Dekker nodded and gestured to the bulky briefcase lying on the back seat. ‘Drop me where we agreed.’

Adamson checked the road in both directions, then pulled the Renault out of the wide lay-by and turned south, back towards Ax-les-Thermes. About three hundred yards short of the Hostellerie de
la Poste, he indicated and pulled the car in to the side of the road.

‘Wait,’ Adamson ordered, checking the road ahead of them, then glancing in his mirrors to see behind them. ‘All clear,’ he said. ‘Go now.’
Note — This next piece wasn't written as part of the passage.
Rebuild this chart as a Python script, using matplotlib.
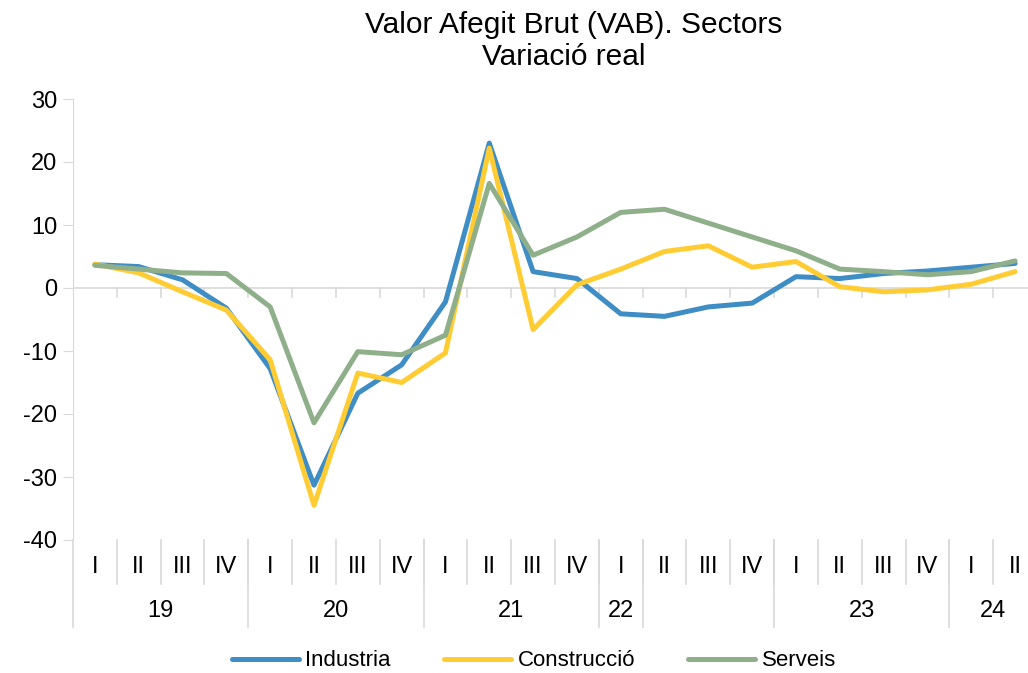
import numpy as np
import matplotlib
matplotlib.use("Agg")
import matplotlib.pyplot as plt

plt.rcParams['font.family'] = ['Liberation Sans', 'DejaVu Sans']
plt.rcParams['axes.unicode_minus'] = False

# Quarterly categories 2019 I - 2024 II
quarters = ['I', 'II', 'III', 'IV'] * 5 + ['I', 'II']
# year groups as (label, first category index, last category index + 1)
years = ['19', '20', '21', '22', '', '23', '24']
year_bounds = [0, 4, 8, 12, 13, 16, 20, 22]

industria = [3.7, 3.4, 1.3, -3.2, -12.8, -31.3, -16.7, -12.2, -2.2, 23.0, 2.6,
             1.5, -4.1, -4.5, -3.0, -2.4, 1.8, 1.5, 2.3, 2.7, 3.3, 3.9]
construccio = [3.8, 2.4, -0.6, -3.5, -11.4, -34.5, -13.5, -15.0, -10.3, 22.2, -6.6,
               0.5, 3.0, 5.8, 6.7, 3.3, 4.2, 0.2, -0.6, -0.3, 0.6, 2.6]
serveis = [3.6, 3.0, 2.4, 2.3, -3.0, -21.4, -10.1, -10.6, -7.5, 16.6, 5.2,
           8.1, 12.0, 12.5, 10.3, 8.1, 5.9, 3.0, 2.6, 2.1, 2.6, 4.3]

series = [('Industria', industria, '#3F8DC5'),
          ('Construcció', construccio, '#FFCC33'),
          ('Serveis', serveis, '#8FAF8A')]

grid_col = '#D9D9D9'

fig = plt.figure(figsize=(10.28, 6.73), dpi=100)
ax = fig.add_axes([73 / 1028, 1 - 540 / 673, 964 / 1028, 441 / 673])

x = np.arange(len(quarters))
for name, vals, col in series:
    ax.plot(x, vals, color=col, lw=3.6, label=name, solid_joinstyle='round',
            solid_capstyle='round')

ax.set_xlim(-0.5, len(quarters) - 0.5)
ax.set_ylim(-40, 30)
ax.set_yticks(np.arange(-40, 31, 10))
ax.tick_params(axis='y', labelsize=17, length=7.2, color=grid_col, pad=4)
ax.set_xticks([])

for s in ['top', 'right', 'bottom']:
    ax.spines[s].set_visible(False)
ax.spines['left'].set_color(grid_col)

# horizontal axis crossing at zero with small tick marks
ax.axhline(0, color=grid_col, lw=1.2, zorder=0)
xt = ax.get_xaxis_transform()
for b in np.arange(1, len(quarters)):
    ax.plot([b - 0.5, b - 0.5], [0.5714, 0.5714 - 0.02], color=grid_col, lw=1.2,
            transform=xt, clip_on=False, zorder=0)

# category labels at the bottom
for i, q in enumerate(quarters):
    ax.text(i, -0.062, q, transform=xt, ha='center', va='center', fontsize=17)
    if i > 0:
        ax.plot([i - 0.5, i - 0.5], [0, -0.1], color=grid_col, lw=1.2,
                transform=xt, clip_on=False)

for j, lab in enumerate(years):
    a, b = year_bounds[j], year_bounds[j + 1]
    ax.text((a + b) / 2 - 0.5, -0.16, lab, transform=xt, ha='center', va='center', fontsize=17)
for b in year_bounds:
    ax.plot([b - 0.5, b - 0.5], [0, -0.197], color=grid_col, lw=1.2,
            transform=xt, clip_on=False)

fig.text(574 / 1028, 1 - 25 / 673, 'Valor Afegit Brut (VAB). Sectors', ha='center', va='center', fontsize=21.5)
fig.text(564 / 1028, 1 - 57 / 673, 'Variació real', ha='center', va='center', fontsize=21.5)

fig.legend(loc='center', bbox_to_anchor=(534 / 1028, 1 - 661 / 673), ncol=3, frameon=False,
           fontsize=16, handlelength=3.0, handletextpad=0.3, columnspacing=2.4)

fig.savefig('out.png', dpi=100)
Dekker slid out of the passenger door, opened the rear door to grab the briefcase, looked both ways and then crossed the road swiftly, to disappear through a scrubby hedge and into the field
beyond.

Adamson checked that Dekker was well out of sight before driving back onto the road. He indicated when he reached a lay-by about seventy yards from the hotel, and pulled the car off the road
again. He lowered the windows, took out his mobile phone and placed it on the dashboard, then picked up a cardboard folder from the back seat and opened it. Inside were printed pages covered in pie
charts and diagrams, together with several sheets of text, all of it in French. It was exactly the kind of stuff a commercial traveller would be expected to carry and, as Adamson spread it out on
the seat beside him, he hoped this would provide him with a plausible reason for sitting there in the car by the roadside for an hour or so, with a mobile phone constantly pressed against his
ear.

The moment he was through the hedge, and out of sight of the road, Dekker crouched low and hurried away up the gentle slope leading towards a small copse of trees some fifty
yards ahead of him. He was shielded from the road behind by the hedge bordering that section of the N20, and from the hotel by another, rather lower, hedge that extended across the southern edge of
the field.

Reaching the trees, he straightened up and eased his way into their sun-dappled gloom. He had already selected this as being the best – and realistically the only – spot from which
he could watch the rear of the hotel from cover. Dekker chose a position on the perimeter of the copse which offered a clear downhill view of the target, and crouched down beside a large shrub with
fleshy green leaves. He clicked open the briefcase, studied the component parts of the sniper rifle lying in their custom-shaped recesses and then, with the ease that only comes with long practice,
began the assembly process.

The weapon was one of the variants of the standard SAS sniper rifle, the British-made Accuracy International PM – Precision Marksman – or L96A1. Designed for covert operations, the
rifle Dekker had chosen was the AWS, or Arctic Warfare Suppressed, model. The name was a hangover from the days when the manufacturer produced a modified version for the Swedish armed forces, a
move which spawned several different models generically known as the AW range. The stainless-steel barrel was fitted with an integrated suppressor which reduced the sound of a shot to about that of
a standard .22 rifle. It was a comparatively short-range weapon, because of the subsonic ammunition, effective only to about three hundred yards in contrast to other versions and calibres of the
rifle, some of which were accurate at up to a mile.